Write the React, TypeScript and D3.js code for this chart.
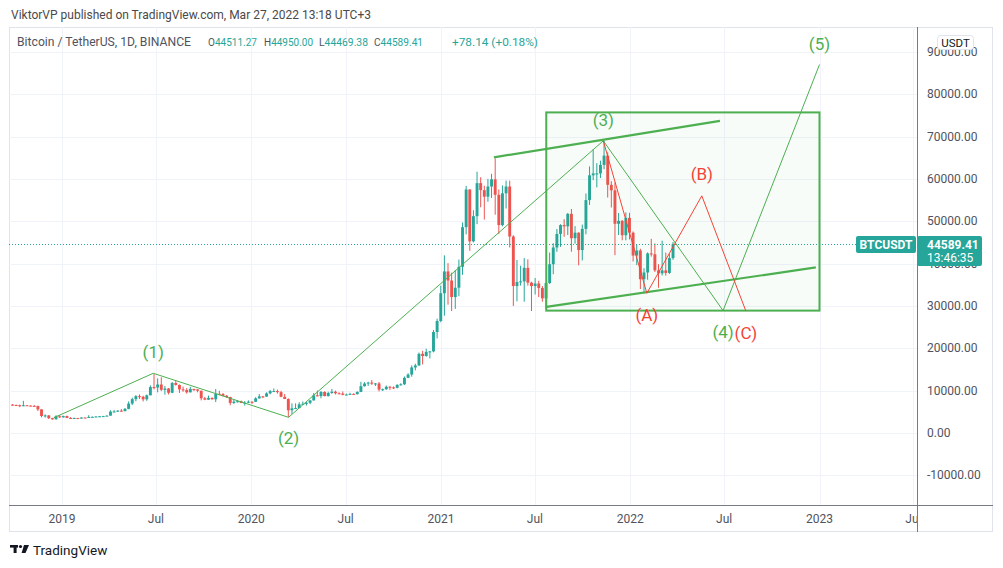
import React from 'react';
import * as d3 from 'd3';

const W = 1003;
const H = 568;
const FONT = "Roboto, 'Liberation Sans', 'DejaVu Sans', sans-serif";

// ---- Weekly candles (weeks start on Monday), BTCUSDT ----
const firstWeekStart = '2018-09-24';
const firstOpen = 6700;

const closes = [
  // 2018
  6620, 6580, 6330, 6550, 6480, 6410, 6370, 5580, 4010, 4150, 3500, 3230, 3950, 3700, 4000,
  // 2019
  3550, 3530, 3530, 3410, 3650, 3600, 3800, 3820, 3900, 3950, 3980, 4100, 5050, 5070, 5270, 5150,
  5700, 6950, 8000, 8700, 8550, 7950, 8900, 10850, 10750, 11450, 10200, 10500, 9500, 11800, 11350,
  10300, 10150, 9600, 10400, 10300, 9980, 8200, 7870, 8300, 7950, 9250, 9200, 8800, 8500, 7100,
  7400, 7500, 7100, 7150, 7390, 7350,
  // 2020
  8180, 8650, 8600, 9350, 9900, 9900, 9650, 8550, 8030, 5360, 5830, 5880, 6770, 6900, 7120, 7700,
  8900, 8720, 9680, 8720, 9450, 9750, 9380, 9300, 9000, 9080, 9240, 9160, 9700, 11050, 11680, 11900,
  11650, 11700, 10250, 10330, 10920, 10770, 10670, 11370, 11500, 13030, 13800, 15480, 15950, 18700,
  18180, 19150, 19270, 23850, 26450, 33000,
  // 2021
  38150, 36000, 32100, 34300, 39250, 48600, 57500, 45250, 51200, 59000, 57350, 55800, 58200, 59900,
  56250, 49100, 56600, 58200, 46400, 34700, 35650, 35800, 39000, 35500, 34700, 35300, 34250, 31800,
  35400, 39850, 43800, 47000, 49100, 48800, 51750, 46000, 47300, 43200, 48200, 55000, 60850, 61300,
  61300, 63300, 65500, 58600, 57300, 49400, 50100, 46700, 50800, 47300,
  // 2022
  41900, 43100, 36300, 37900, 42400, 42200, 38400, 37700, 38400, 37800, 41300, 44589.41,
];

const highs = [
  // 2018
  6800, 6700, 6700, 7600, 6600, 6500, 6600, 6450, 5600, 4400, 4250, 3600, 4200, 4200, 4100,
  // 2019
  4100, 3750, 3650, 3560, 3700, 3720, 4200, 3900, 3950, 4000, 4050, 4150, 5350, 5450, 5400, 5650,
  5900, 7450, 8350, 8950, 9100, 8800, 9100, 11250, 13970, 12900, 13150, 11100, 10650, 12050, 12300,
  11450, 10950, 10600, 10900, 10450, 10350, 10000, 8500, 8850, 8400, 10400, 9950, 9450, 8950, 8550,
  7850, 7750, 7650, 7550, 7700, 7500,
  // 2020
  8450, 9200, 8750, 9600, 10170, 10500, 10250, 9950, 9200, 8180, 7000, 7000, 7250, 7450, 7300, 7750,
  9450, 10050, 9950, 9850, 9750, 10400, 10000, 9600, 9800, 9300, 9500, 9350, 9850, 12100, 12000, 12100,
  12500, 11800, 12050, 10500, 11200, 11050, 11000, 11500, 11750, 13350, 14100, 15950, 16350, 19000,
  19400, 19900, 19400, 24300, 27000, 34800,
  // 2021
  41950, 40100, 37850, 38500, 40950, 49700, 58350, 57550, 52600, 61700, 60400, 58400, 60000, 61200,
  64850, 57500, 58450, 59600, 59600, 46700, 40850, 39500, 41300, 41000, 35700, 36600, 35950, 34700,
  35400, 42600, 44800, 48150, 49300, 50500, 51950, 52900, 48850, 47400, 49200, 56550, 62950, 67000,
  63700, 64300, 69000, 66300, 59450, 59200, 51950, 50300, 52100, 52000,
  // 2022
  47600, 44450, 43500, 38900, 42650, 45850, 44750, 39850, 45400, 42600, 42300, 45100,
];

const lows = [
  // 2018
  6450, 6450, 6100, 6330, 6380, 6250, 6300, 5200, 3700, 3650, 3300, 3150, 3200, 3550, 3650,
  // 2019
  3500, 3450, 3450, 3350, 3370, 3560, 3600, 3680, 3730, 3800, 3900, 3950, 4100, 4900, 5000, 5050,
  5150, 5600, 6600, 7500, 8050, 7450, 7600, 8900, 10300, 9600, 9900, 9050, 9100, 9400, 11200,
  9450, 9750, 9300, 9600, 9900, 9600, 7700, 7750, 7800, 7900, 7300, 8950, 8650, 8350, 6550,
  6850, 7200, 7050, 6450, 7050, 6850,
  // 2020
  7340, 8100, 8250, 8550, 9150, 9700, 9300, 8450, 8000, 3780, 4450, 5700, 5850, 6750, 6470, 6800,
  7650, 8650, 8200, 8650, 8600, 9250, 9100, 9150, 8900, 8950, 9050, 9000, 9100, 9650, 10950, 11100,
  11350, 11100, 9800, 9900, 10200, 10150, 10370, 10550, 11200, 11350, 12950, 13300, 14800, 15850,
  16200, 18000, 17600, 19050, 22350, 26150,
  // 2021
  27700, 30300, 28800, 29300, 32300, 37350, 46900, 43000, 45000, 49300, 53300, 50400, 54600, 55500,
  51550, 47000, 48800, 53000, 43800, 30000, 31100, 34800, 31000, 34800, 28800, 32700, 32100, 31000,
  29300, 35200, 37500, 42800, 43950, 46350, 46750, 42800, 44700, 39600, 40750, 46900, 53850, 59700,
  58000, 60200, 62300, 55600, 53250, 42000, 46750, 45500, 45500, 45700,
  // 2022
  40500, 39650, 34000, 32900, 36200, 41650, 38000, 34300, 37200, 37150, 37550, 40900,
];

// ---- Axes ----
const priceTicks = [90000, 80000, 70000, 60000, 50000, 40000, 30000, 20000, 10000, 0, -10000];
const timeTickDates = [
  '2019-01-01', '2019-07-01', '2020-01-01', '2020-07-01', '2021-01-01',
  '2021-07-01', '2022-01-01', '2022-07-01', '2023-01-01', '2023-07-01',
];
const timeTickLabels = ['2019', 'Jul', '2020', 'Jul', '2021', 'Jul', '2022', 'Jul', '2023', 'Jul'];

// ---- Header / legend ----
const titleText = 'ViktorVP published on TradingView.com, Mar 27, 2022 13:18 UTC+3';
const symbolText = 'Bitcoin / TetherUS, 1D, BINANCE';
const legendKeys = ['O', 'H', 'L', 'C'];
const legendValues = ['44511.27', '44950.00', '44469.38', '44589.41'];
const legendChange = '+78.14 (+0.18%)';
const lastPriceTime = '13:46:35';
const symbolTag = 'BTCUSDT';
const currencyTag = 'USDT';

// ---- Drawings (Elliott wave count) ----
const waveDates = ['2018-12-16', '2019-06-26', '2020-03-13', '2021-11-10', '2022-06-29', '2023-01-01'];
const wavePrices = [3600, 14100, 3700, 69000, 28900, 87000];
const waveLabels = ['(1)', '(2)', '(3)', '(4)', '(5)'];

const corrDates = ['2021-11-10', '2022-02-02', '2022-05-19', '2022-08-12'];
const corrPrices = [69000, 33000, 56000, 28800];
const corrLabels = ['(A)', '(B)', '(C)'];

const upperChannelDates = ['2021-04-13', '2022-06-23'];
const upperChannelPrices = [65100, 73700];
const lowerChannelDates = ['2021-07-23', '2022-12-25'];
const lowerChannelPrices = [29800, 39100];
const boxDates = ['2021-07-23', '2023-01-01'];
const boxPrices = [75700, 28900];

// ---- Styles ----
const UP = '#26a69a';
const DOWN = '#ef5350';
const GREEN = '#4caf50';
const RED = '#f44336';
const GRID = '#f0f3fa';
const AXIS_TEXT = '#50535e';
const BORDER = '#e0e3eb';

const plot = { left: 9, right: 917, top: 27, bottom: 505.7 };

export default function App() {
  const x = d3
    .scaleUtc()
    .domain([new Date('2019-01-01T00:00:00Z'), new Date('2023-01-01T00:00:00Z')])
    .range([62, 819.5]);
  const y = d3.scaleLinear().domain([0, 80000]).range([433, 94.2]);

  const start = new Date(firstWeekStart + 'T00:00:00Z');
  const candles = closes.map((c, i) => {
    const o = i === 0 ? firstOpen : closes[i - 1];
    const wk = d3.utcMonday.offset(start, i);
    const mid = d3.utcHour.offset(wk, 84);
    return {
      t: mid,
      o,
      c,
      h: Math.max(highs[i], o, c),
      l: Math.min(lows[i], o, c),
    };
  });
  const weekPx = x(d3.utcDay.offset(start, 7)) - x(start);
  const bodyW = weekPx * 0.8;

  const pt = (d: string, p: number): [number, number] => [x(new Date(d + 'T00:00:00Z')), y(p)];
  const line = d3.line<[number, number]>();

  const wavePts = waveDates.map((d, i) => pt(d, wavePrices[i]));
  const corrPts = corrDates.map((d, i) => pt(d, corrPrices[i]));
  const upPts = upperChannelDates.map((d, i) => pt(d, upperChannelPrices[i]));
  const loPts = lowerChannelDates.map((d, i) => pt(d, lowerChannelPrices[i]));
  const boxA = pt(boxDates[0], boxPrices[0]);
  const boxB = pt(boxDates[1], boxPrices[1]);

  const lastClose = closes[closes.length - 1];
  const yLast = y(lastClose);

  const legendX = [208, 264, 319, 374];
  const legendW = 49;

  return (
    <svg
      width={W}
      height={H}
      style={{ position: 'absolute', left: 0, top: 0, background: '#fff' }}
      fontFamily={FONT}
    >
      <defs>
        <clipPath id="plotClip">
          <rect x={plot.left} y={plot.top} width={plot.right - plot.left} height={plot.bottom - plot.top} />
        </clipPath>
        <clipPath id="timeClip">
          <rect x={plot.left} y={plot.bottom} width={plot.right - plot.left} height={30} />
        </clipPath>
      </defs>
      <rect x={0} y={0} width={W} height={H} fill="#fff" />

      {/* title */}
      <text x={11} y={19} fontSize={13} fill="#4a4a4a" textLength={360} lengthAdjust="spacingAndGlyphs">
        {titleText}
      </text>

      {/* frame */}
      <rect x={9.5} y={27.5} width={983} height={504} fill="none" stroke={BORDER} strokeWidth={1} />

      {/* grid */}
      <g clipPath="url(#plotClip)">
        {priceTicks.map((p) => (
          <line key={'hg' + p} x1={plot.left} x2={plot.right} y1={Math.round(y(p)) + 0.5} y2={Math.round(y(p)) + 0.5} stroke={GRID} />
        ))}
        {timeTickDates.map((d) => {
          const xx = Math.round(x(new Date(d + 'T00:00:00Z'))) + 0.5;
          return <line key={'vg' + d} x1={xx} x2={xx} y1={plot.top} y2={plot.bottom} stroke={GRID} />;
        })}
      </g>

      {/* legend */}
      <text x={17} y={46} fontSize={12} fill="#50535e" textLength={174} lengthAdjust="spacingAndGlyphs">
        {symbolText}
      </text>
      {legendKeys.map((k, i) => (
        <text key={k} x={legendX[i]} y={46} fontSize={11} textLength={legendW} lengthAdjust="spacingAndGlyphs">
          <tspan fill="#50535e">{k}</tspan>
          <tspan fill={UP}>{legendValues[i]}</tspan>
        </text>
      ))}
      <text x={452} y={46} fontSize={11} fill={UP} textLength={86} lengthAdjust="spacingAndGlyphs">
        {legendChange}
      </text>

      {/* candles */}
      <g clipPath="url(#plotClip)">
        {candles.map((k, i) => {
          const cx = x(k.t);
          const col = k.c >= k.o ? UP : DOWN;
          const top = y(Math.max(k.o, k.c));
          const bot = y(Math.min(k.o, k.c));
          return (
            <g key={i}>
              <line x1={cx} x2={cx} y1={y(k.h)} y2={y(k.l)} stroke={col} strokeWidth={1} />
              <rect x={cx - bodyW / 2} y={top} width={bodyW} height={Math.max(1, bot - top)} fill={col} />
            </g>
          );
        })}
      </g>

      {/* last price dotted line */}
      <line
        x1={plot.left}
        x2={856}
        y1={Math.round(yLast) + 0.5}
        y2={Math.round(yLast) + 0.5}
        stroke={UP}
        strokeDasharray="1 2"
        strokeWidth={1}
      />

      {/* drawings */}
      <g clipPath="url(#plotClip)">
        <rect
          x={boxA[0]}
          y={boxA[1]}
          width={boxB[0] - boxA[0]}
          height={boxB[1] - boxA[1]}
          fill={GREEN}
          fillOpacity={0.04}
          stroke={GREEN}
          strokeWidth={2}
        />
        <path d={line(upPts) || ''} stroke={GREEN} strokeWidth={2.2} fill="none" />
        <path d={line(loPts) || ''} stroke={GREEN} strokeWidth={2.2} fill="none" />
        <path d={line(wavePts) || ''} stroke={GREEN} strokeWidth={1} fill="none" />
        <path d={line(corrPts) || ''} stroke={RED} strokeWidth={1} fill="none" />
        {waveLabels.map((l, i) => {
          const p = wavePts[i + 1];
          const above = i % 2 === 0;
          return (
            <text key={l} x={p[0]} y={p[1] + (above ? -21 : 21)} fontSize={17} fill={GREEN} textAnchor="middle" dominantBaseline="central">
              {l}
            </text>
          );
        })}
        {corrLabels.map((l, i) => {
          const p = corrPts[i + 1];
          const above = i % 2 === 1;
          return (
            <text key={l} x={p[0]} y={p[1] + (above ? -22 : 22)} fontSize={17} fill={RED} textAnchor="middle" dominantBaseline="central">
              {l}
            </text>
          );
        })}
      </g>

      {/* axes lines */}
      <line x1={plot.right + 0.5} x2={plot.right + 0.5} y1={27} y2={532} stroke="#787b86" />
      <line x1={9} x2={993} y1={505.5} y2={505.5} stroke="#787b86" />

      {/* price axis labels */}
      {priceTicks.map((p) => (
        <text key={'pt' + p} x={927} y={y(p)} fontSize={12} fill={AXIS_TEXT} dominantBaseline="central">
          {p.toFixed(2)}
        </text>
      ))}

      {/* time axis labels */}
      <g clipPath="url(#timeClip)">
        {timeTickDates.map((d, i) => (
          <text
            key={'tt' + d}
            x={x(new Date(d + 'T00:00:00Z'))}
            y={519}
            fontSize={12}
            fill={AXIS_TEXT}
            textAnchor="middle"
            dominantBaseline="central"
          >
            {timeTickLabels[i]}
          </text>
        ))}
      </g>

      {/* USDT tag */}
      <rect x={937.5} y={35.5} width={36} height={14} rx={3} fill="#fff" stroke={BORDER} />
      <text x={955.5} y={43} fontSize={11.5} fill="#131722" textAnchor="middle" dominantBaseline="central">
        {currencyTag}
      </text>

      {/* symbol tag */}
      <rect x={856} y={236} width={60} height={17} rx={2} fill={UP} />
      <text x={886} y={244.5} fontSize={12} fontWeight="bold" fill="#fff" textAnchor="middle" dominantBaseline="central">
        {symbolTag}
      </text>
      {/* last price tag */}
      <rect x={917} y={236} width={65} height={30} rx={2} fill={UP} />
      <text x={927} y={244.5} fontSize={12} fontWeight="bold" fill="#fff" dominantBaseline="central">
        {lastClose.toFixed(2)}
      </text>
      <text x={927} y={258} fontSize={12} fill="#fff" dominantBaseline="central">
        {lastPriceTime}
      </text>

      {/* TradingView logo */}
      <g fill="#131722">
        <rect x={10} y={545} width={8} height={2.6} />
        <rect x={13.6} y={545} width={3} height={8} />
        <circle cx={20.5} cy={546.5} r={1.6} />
        <path d="M24 545 L29 545 L25.5 553 L21.6 553 Z" />
      </g>
      <text x={33} y={550} fontSize={13.5} fill="#131722" dominantBaseline="central">
        TradingView
      </text>
    </svg>
  );
}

**EXERCISE:**
In the data above, please extract the lines from the first one through the line with "const firstOpen = 6700;", exactly, and keep pictures out.

**FINAL ANSWER:**
Write the React, TypeScript and D3.js code for this chart.
import React from 'react';
import * as d3 from 'd3';

const W = 1003;
const H = 568;
const FONT = "Roboto, 'Liberation Sans', 'DejaVu Sans', sans-serif";

// ---- Weekly candles (weeks start on Monday), BTCUSDT ----
const firstWeekStart = '2018-09-24';
const firstOpen = 6700;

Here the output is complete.